Single-atom catalysts (SACs), in which
metal atoms are dispersed on the support without forming nanoparticles, have been used for various heterogeneous reactions and most recently for electrochemical reactions. In this Minireview, recent examples of single-atom electrocatalysts used for the
oxygen reduction reaction (ORR),
hydrogen oxidation reaction (HOR),
hydrogen evolution reaction (HER),
formic acid oxidation reaction (FAOR), and
methanol oxidation reaction (MOR) are introduced. Many density functional theory (DFT) simulations have predicted that SACs may be effective for CO2 reduction to methane or
methanol production while suppressing H2 evolution, and those cases are introduced here as well.

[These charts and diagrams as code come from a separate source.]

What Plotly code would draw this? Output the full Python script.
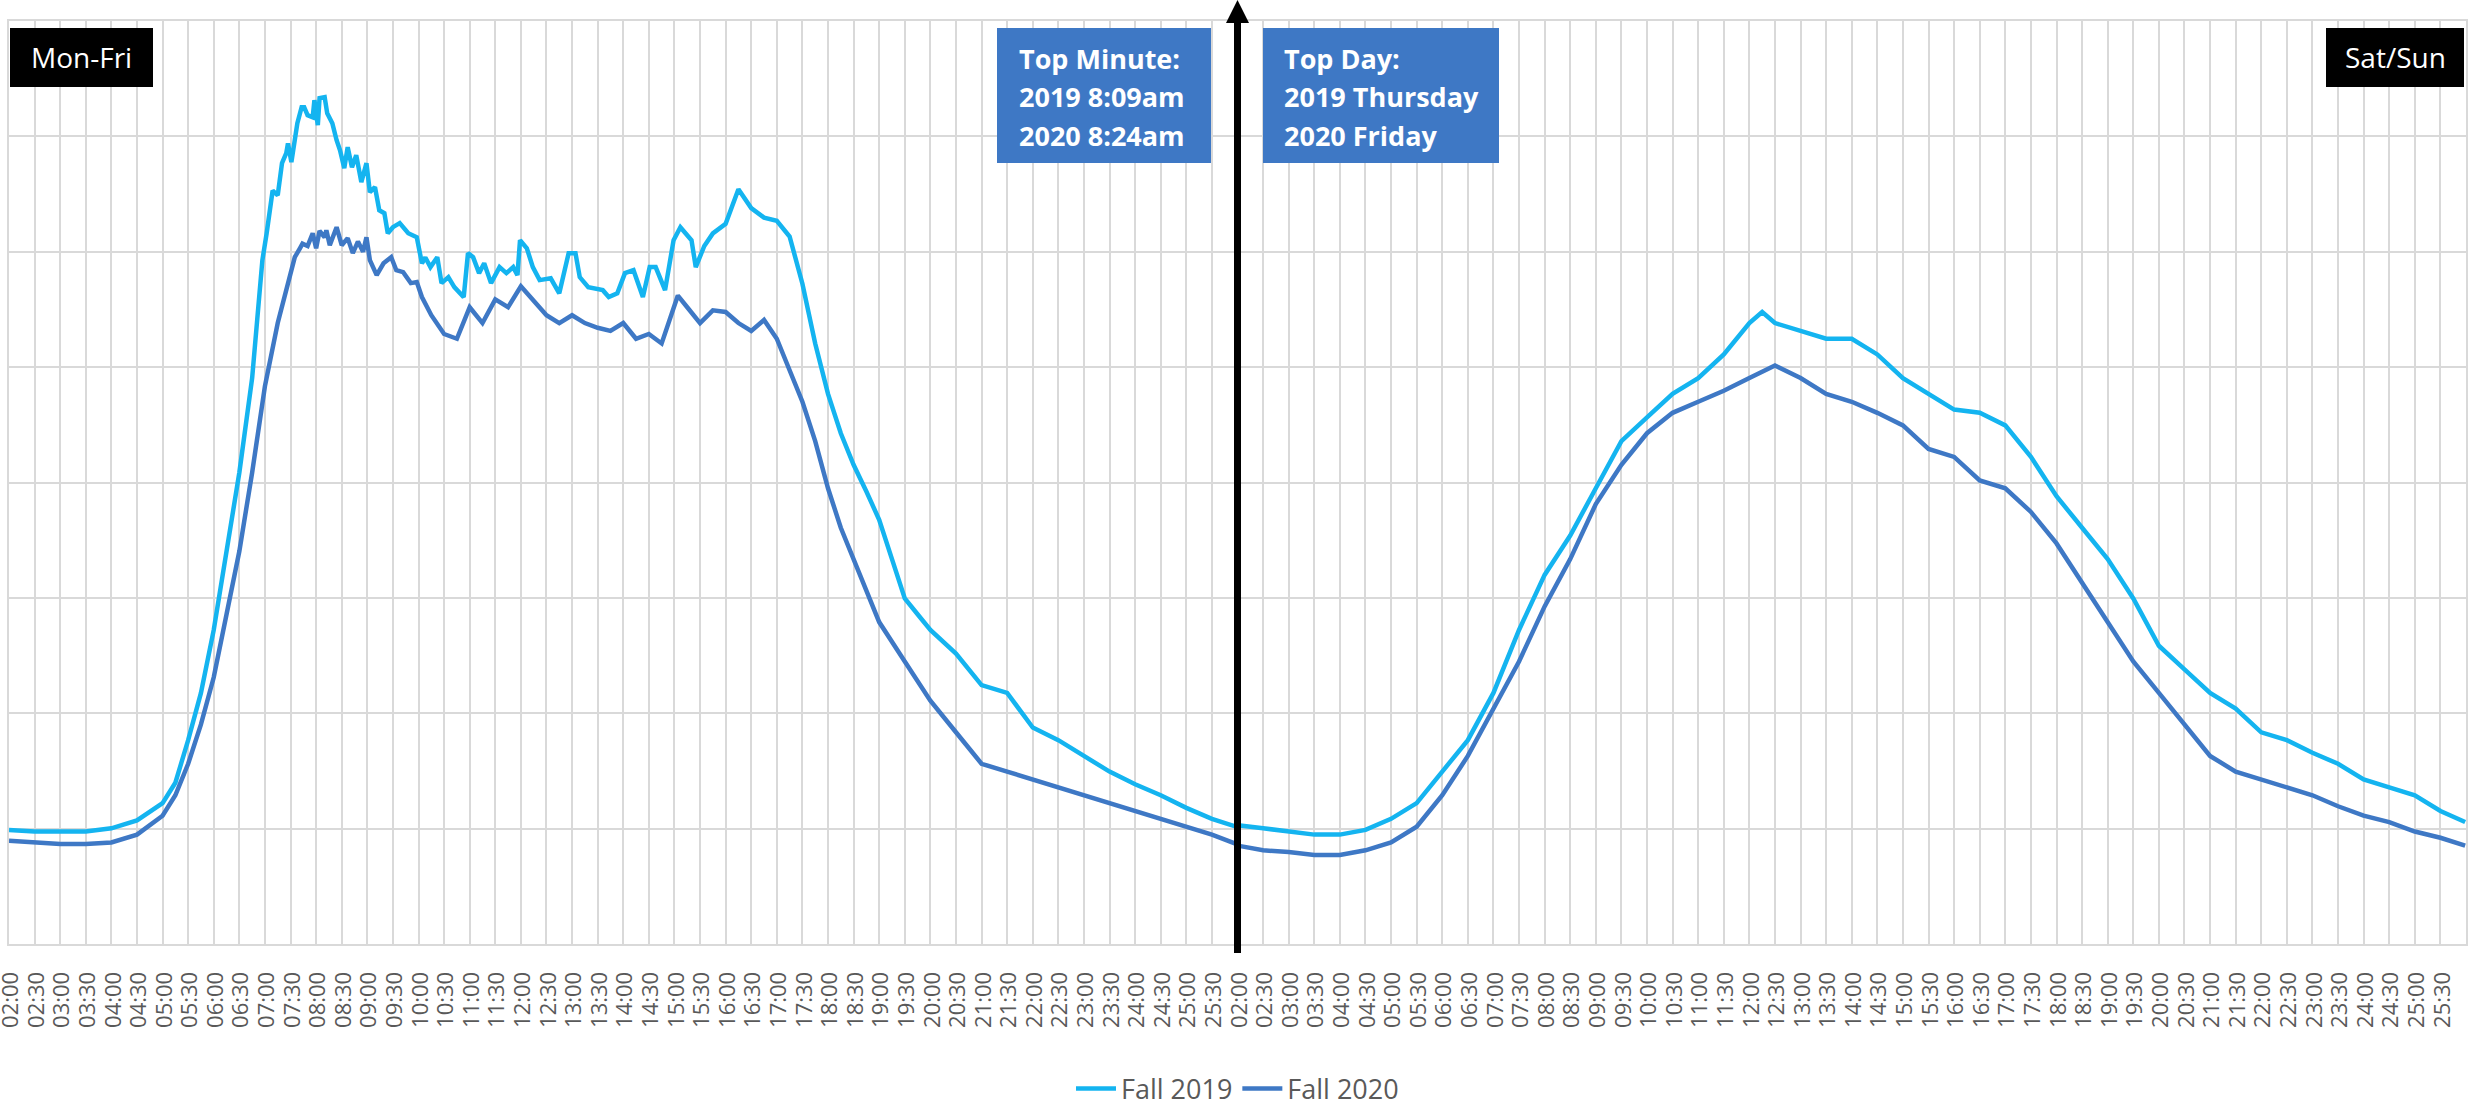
import plotly.graph_objects as go

# ---------------- data (relative volume, gridline step = 100) ----------------
WD_TIMES_2019 = ["02:00","02:30","03:00","03:30","04:00","04:30","05:00","05:15","05:30","05:45",
                 "06:00","06:15","06:30","06:45","06:57","07:02","07:08","07:09","07:15","07:20",
                 "07:25","07:27","07:31","07:35","07:38","07:43","07:46","07:50","07:56","07:58",
                 "08:02","08:04","08:10","08:13","08:19","08:24","08:28","08:33","08:37","08:42",
                 "08:47","08:53","08:59","09:03","09:09","09:14","09:20","09:24","09:30","09:38",
                 "09:48","09:58","10:04","10:08","10:14","10:22","10:27","10:35","10:42","10:53",
                 "10:58","11:04","11:11","11:17","11:25","11:35","11:43","11:51","11:56","11:59",
                 "12:07","12:14","12:22","12:35","12:45","12:56","13:04","13:09","13:19","13:36",
                 "13:43","13:53","14:02","14:12","14:23","14:31","14:38","14:49","14:59","15:07",
                 "15:20","15:25","15:35","15:45","16:00","16:15","16:30","16:45","17:00","17:15",
                 "17:30","17:45","18:00","18:15","18:30","18:45","19:00","19:15","19:30","19:45",
                 "20:00","20:30","21:00","21:30","22:00","22:30","23:00","23:30","24:00","24:30",
                 "25:00","25:30","25:59"]
WD_2019 = [98.9,97.5,97.5,97.5,100.3,107.1,122.1,139.8,176.7,217.6,
           272.2,340.4,408.6,490.5,592.7,616.0,644.7,653.0,649.0,676.8,
           685.4,694.0,677.6,699.3,711.4,725.3,725.3,718.4,716.6,731.4,
           709.7,733.1,734.0,720.0,711.4,696.7,688.0,672.4,690.6,673.3,
           683.7,660.3,676.8,651.6,656.0,636.0,633.4,616.0,621.3,624.8,
           616.0,612.6,590.0,595.0,586.7,595.3,572.8,578.0,569.3,560.7,
           598.8,595.3,581.5,590.0,572.8,586.7,581.5,586.7,579.7,610.0,
           603.0,586.7,575.4,577.0,564.0,598.8,598.8,578.0,569.3,566.7,
           560.7,564.0,581.5,584.0,560.7,586.7,586.7,566.7,610.0,621.3,
           610.0,586.7,605.0,615.9,624.2,654.1,637.8,629.6,626.9,613.2,
           572.3,520.5,476.8,442.7,415.4,392.2,367.7,333.6,299.5,285.8,
           272.2,251.7,224.4,217.6,187.6,176.7,163.0,149.4,138.5,128.9,
           118.0,108.5,101.6]

WD_TIMES_2020 = ["02:00","02:30","03:00","03:30","04:00","04:30","05:00","05:15","05:30","05:45",
                 "06:00","06:15","06:30","06:45","07:00","07:15","07:30","07:35","07:41","07:44",
                 "07:50","07:56","08:00","08:04","08:10","08:12","08:16","08:24","08:30","08:37",
                 "08:43","08:49","08:55","08:59","09:03","09:11","09:19","09:28","09:34","09:42",
                 "09:51","09:58","10:04","10:15","10:30","10:45","11:00","11:15","11:30","11:45",
                 "12:00","12:30","12:45","13:00","13:15","13:30","13:45","14:00","14:15","14:30",
                 "14:45","15:04","15:15","15:30","15:45","16:00","16:15","16:30","16:45","17:00",
                 "17:15","17:30","17:45","18:00","18:15","18:30","18:45","19:00","19:30","20:00",
                 "20:30","21:00","21:30","22:00","22:30","23:00","23:30","24:00","24:30","25:00",
                 "25:30","25:59"]
WD_2020 = [89.4,88.0,86.6,86.6,88.0,94.8,111.2,128.9,156.2,190.3,
           231.2,285.8,340.4,408.6,483.6,538.2,583.2,595.3,603.0,607.0,
           605.0,616.0,603.0,618.0,612.6,618.7,605.7,621.3,605.7,611.8,
           598.8,608.8,600.0,612.6,592.7,579.7,590.0,595.3,584.0,582.3,
           572.8,573.7,560.7,545.0,528.7,524.6,551.9,538.2,558.7,551.9,
           570.0,545.0,538.2,545.0,538.2,534.1,531.4,538.2,524.6,528.7,
           520.5,562.0,551.9,538.2,549.2,547.8,538.2,531.4,540.9,524.6,
           497.3,470.0,435.9,395.0,360.8,333.6,306.3,279.0,244.9,210.8,
           183.5,156.2,149.4,142.6,135.7,128.9,122.1,115.3,108.5,101.6,
           94.8,86.6]

WE_TIMES = ["02:00","02:30","03:00","03:30","04:00","04:30","05:00","05:30","06:00","06:30",
            "07:00","07:30","08:00","08:30","09:00","09:30","10:00","10:30","11:00","11:30",
            "12:00","12:15","12:30","13:00","13:30","14:00","14:30","15:00","15:30","16:00",
            "16:30","17:00","17:30","18:00","18:30","19:00","19:30","20:00","20:30","21:00",
            "21:30","22:00","22:30","23:00","23:30","24:00","24:30","25:00","25:30","25:59"]
WE_2019 = [103.0,100.3,97.5,94.8,94.8,98.9,108.5,122.1,149.4,176.7,
           217.6,272.2,319.9,354.0,395.0,435.9,456.4,476.8,490.5,511.0,
           538.2,547.8,538.2,531.4,524.6,524.6,511.0,490.5,476.8,463.2,
           460.4,449.5,422.2,388.1,360.8,333.6,299.5,258.5,238.1,217.6,
           204.0,183.5,176.7,165.8,156.2,142.6,135.7,128.9,115.3,105.7]
WE_2020 = [85.3,81.2,79.8,77.1,77.1,81.2,88.0,101.6,128.9,163.0,
           204.0,244.9,292.6,333.6,381.3,415.4,442.7,460.4,470.0,479.5,
           490.5,496.0,501.4,490.5,476.8,470.0,460.4,449.5,429.1,422.2,
           401.8,395.0,374.5,347.2,313.1,279.0,244.9,217.6,190.3,163.0,
           149.4,142.6,135.7,128.9,119.4,111.2,105.7,97.5,92.1,85.3]

TICK_LABELS = ["%02d:%02d" % (h, m) for h in range(2, 26) for m in (0, 30)]  # 02:00 .. 25:30
SERIES_NAMES = ["Fall 2019", "Fall 2020"]
BOX_MINUTE = ["Top Minute:", "2019 8:09am", "2020 8:24am"]
BOX_DAY = ["Top Day:", "2019 Thursday", "2020 Friday"]

# ---------------- helpers ----------------
def to_min(t, day):
    h, m = t.split(":")
    return day * 1440 + (int(h) - 2) * 60 + int(m)

x2019 = [to_min(t, 0) for t in WD_TIMES_2019] + [to_min(t, 1) for t in WE_TIMES]
y2019 = WD_2019 + WE_2019
x2020 = [to_min(t, 0) for t in WD_TIMES_2020] + [to_min(t, 1) for t in WE_TIMES]
y2020 = WD_2020 + WE_2020

tickvals = [v for v in range(0, 2880, 30)]
ticktext = TICK_LABELS + TICK_LABELS

W, H = 2469, 1111
PL, PR, PT, PB = 9, 2466, 21, 944
def px(xp):
    return (xp - PL) / (PR - PL)
def py(yp):
    return (PB - yp) / (PB - PT)

C2019 = "#14B4F0"
C2020 = "#3E78C5"
GRID = "#D9D9D9"
FONT = "Open Sans"

fig = go.Figure()
fig.add_trace(go.Scatter(x=x2019, y=y2019, mode="lines", name=SERIES_NAMES[0],
                         line=dict(color=C2019, width=4.5)))
fig.add_trace(go.Scatter(x=x2020, y=y2020, mode="lines", name=SERIES_NAMES[1],
                         line=dict(color=C2020, width=4.5)))

shapes = []
# arrow separating weekdays / weekend
shapes.append(dict(type="line", xref="x", yref="paper", x0=1440, x1=1440,
                   y0=py(953), y1=py(18), line=dict(color="black", width=7)))
ax_px = PL + (PR - PL) * 1440 / 2880
shapes.append(dict(type="path", xref="paper", yref="paper",
                   path="M %f,%f L %f,%f L %f,%f Z" % (px(ax_px - 11.5), py(23), px(ax_px + 11.5), py(23), px(ax_px), py(0)),
                   fillcolor="black", line=dict(width=0)))
# label boxes
shapes.append(dict(type="rect", xref="paper", yref="paper", x0=px(10), x1=px(153), y0=py(87), y1=py(28),
                   fillcolor="black", line=dict(width=0)))
shapes.append(dict(type="rect", xref="paper", yref="paper", x0=px(2326), x1=px(2464), y0=py(87), y1=py(28),
                   fillcolor="black", line=dict(width=0)))
shapes.append(dict(type="rect", xref="paper", yref="paper", x0=px(997), x1=px(1211), y0=py(163), y1=py(28),
                   fillcolor=C2020, line=dict(width=0)))
shapes.append(dict(type="rect", xref="paper", yref="paper", x0=px(1263), x1=px(1499), y0=py(163), y1=py(28),
                   fillcolor=C2020, line=dict(width=0)))

annotations = []
annotations.append(dict(text="Mon-Fri", x=px(81.5), y=py(57.5), xref="paper", yref="paper",
                        showarrow=False, xanchor="center", yanchor="middle",
                        font=dict(family=FONT, size=28, color="white")))
annotations.append(dict(text="Sat/Sun", x=px(2395), y=py(57.5), xref="paper", yref="paper",
                        showarrow=False, xanchor="center", yanchor="middle",
                        font=dict(family=FONT, size=28, color="white")))
for lines, xl in ((BOX_MINUTE, 1017), (BOX_DAY, 1282)):
    for txt, yc in zip(lines, (58, 96.5, 135)):
        annotations.append(dict(text="<b>%s</b>" % txt, x=px(xl), y=py(yc), xref="paper", yref="paper",
                                showarrow=False, xanchor="left", yanchor="middle",
                                font=dict(family=FONT, size=27, color="white")))

fig.update_layout(
    width=W, height=H,
    margin=dict(l=PL, r=W - PR, t=PT, b=H - PB, autoexpand=False),
    paper_bgcolor="white", plot_bgcolor="white",
    showlegend=True,
    legend=dict(orientation="h", x=0.5, xanchor="center", y=py(1089), yanchor="middle",
                font=dict(family=FONT, size=27, color="#595959"), itemwidth=40),
    shapes=shapes, annotations=annotations,
    font=dict(family=FONT),
)
fig.update_xaxes(range=[0, 2880], tickmode="array", tickvals=tickvals, ticktext=ticktext,
                 tickangle=-90, tickfont=dict(family=FONT, size=22, color="#595959"),
                 ticklabeloverflow="allow", ticklabelshift=2, automargin=False,
                 showgrid=True, gridcolor=GRID, gridwidth=2,
                 showline=True, mirror=True, linecolor=GRID, linewidth=2,
                 ticks="outside", ticklen=17, tickcolor="rgba(0,0,0,0)",
                 zeroline=False)
fig.update_yaxes(range=[0, 800], dtick=100, showticklabels=False, automargin=False,
                 showgrid=True, gridcolor=GRID, gridwidth=2,
                 showline=True, mirror=True, linecolor=GRID, linewidth=2,
                 zeroline=False, ticks="")

fig.write_html("out.html", config={"displayModeBar": False},
               post_script="document.body.style.margin='0';document.body.style.overflow='hidden';")
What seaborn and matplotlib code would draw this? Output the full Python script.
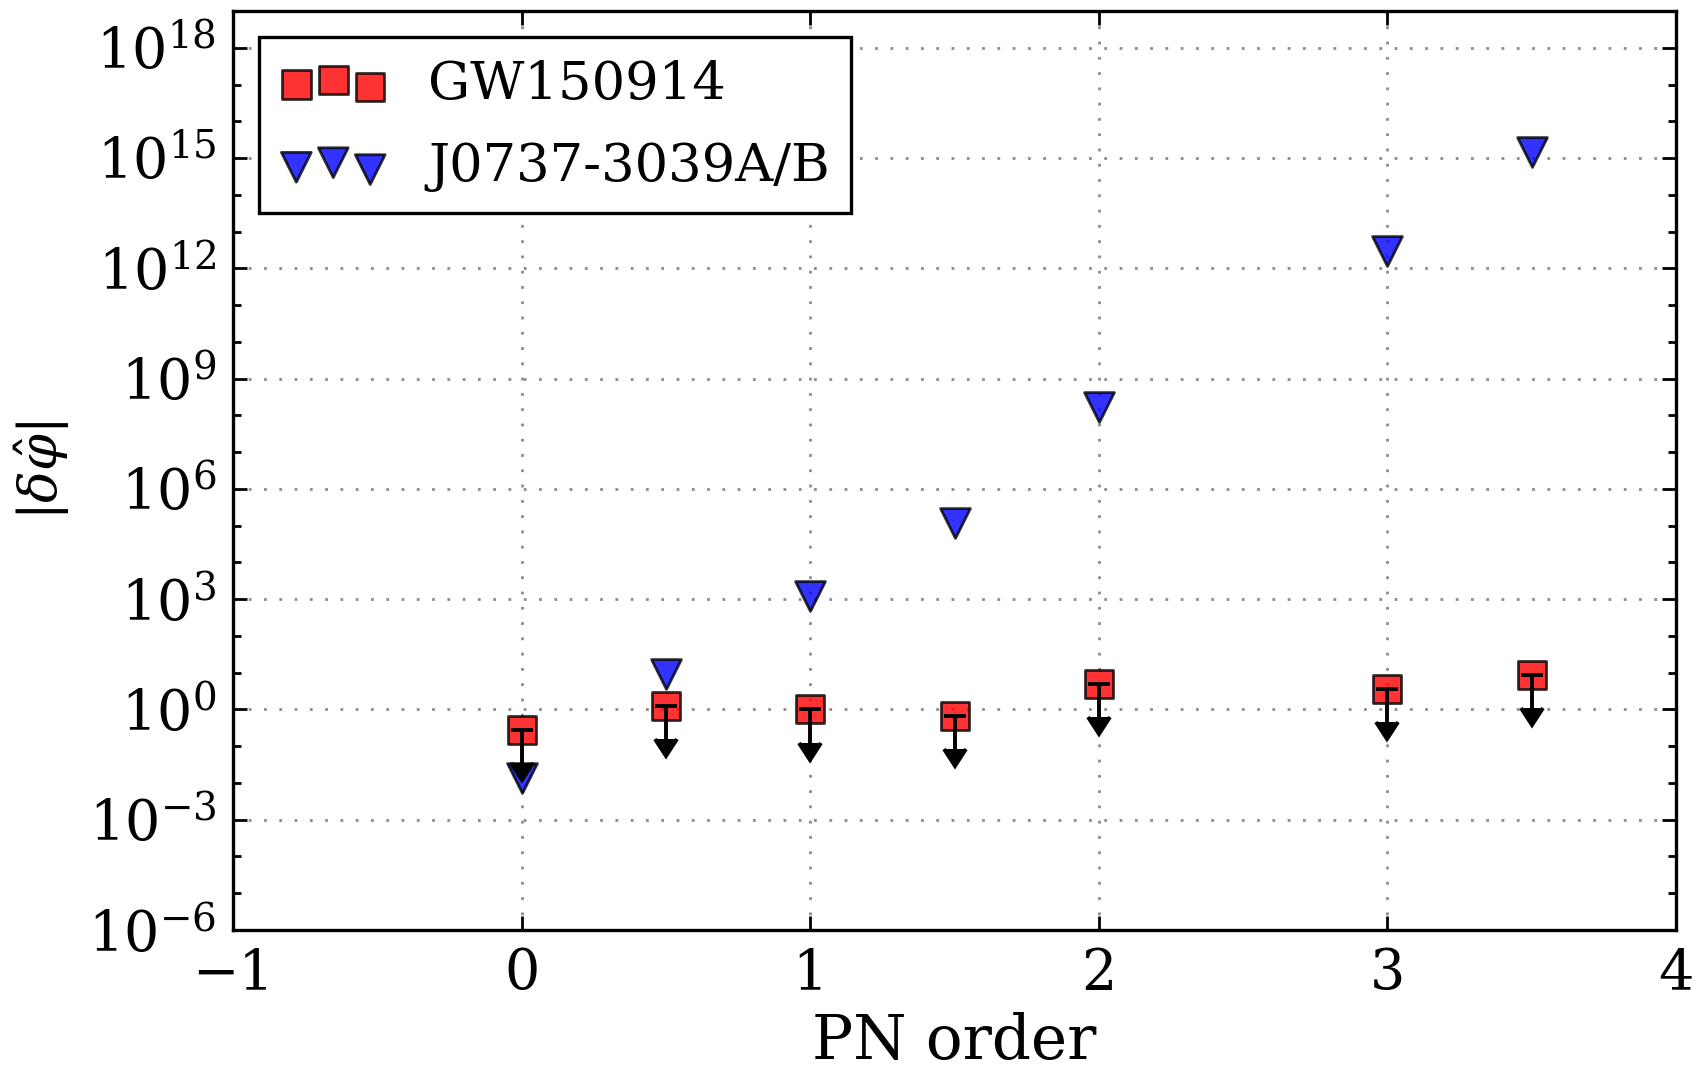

Single atoms, mainly Pt single atoms, have been deposited on
TiN or
TiC nanoparticles, defective
graphene nanosheets, N-doped covalent
triazine frameworks,
graphitic carbon nitride, S-doped
zeolite-templated
carbon, and Sb-doped SnO2 surfaces. Scanning transmission electron microscopy, extended X-ray absorption fine structure measurement, and in situ infrared spectroscopy have been used to detect the single-atom structure and confirm the absence of nanoparticles. SACs have shown high mass activity, minimizing the use of precious
metal, and unique selectivity distinct from nanoparticle catalysts owing to the absence of ensemble sites. Additional features that SACs should possess for effective electrochemical applications were also suggested.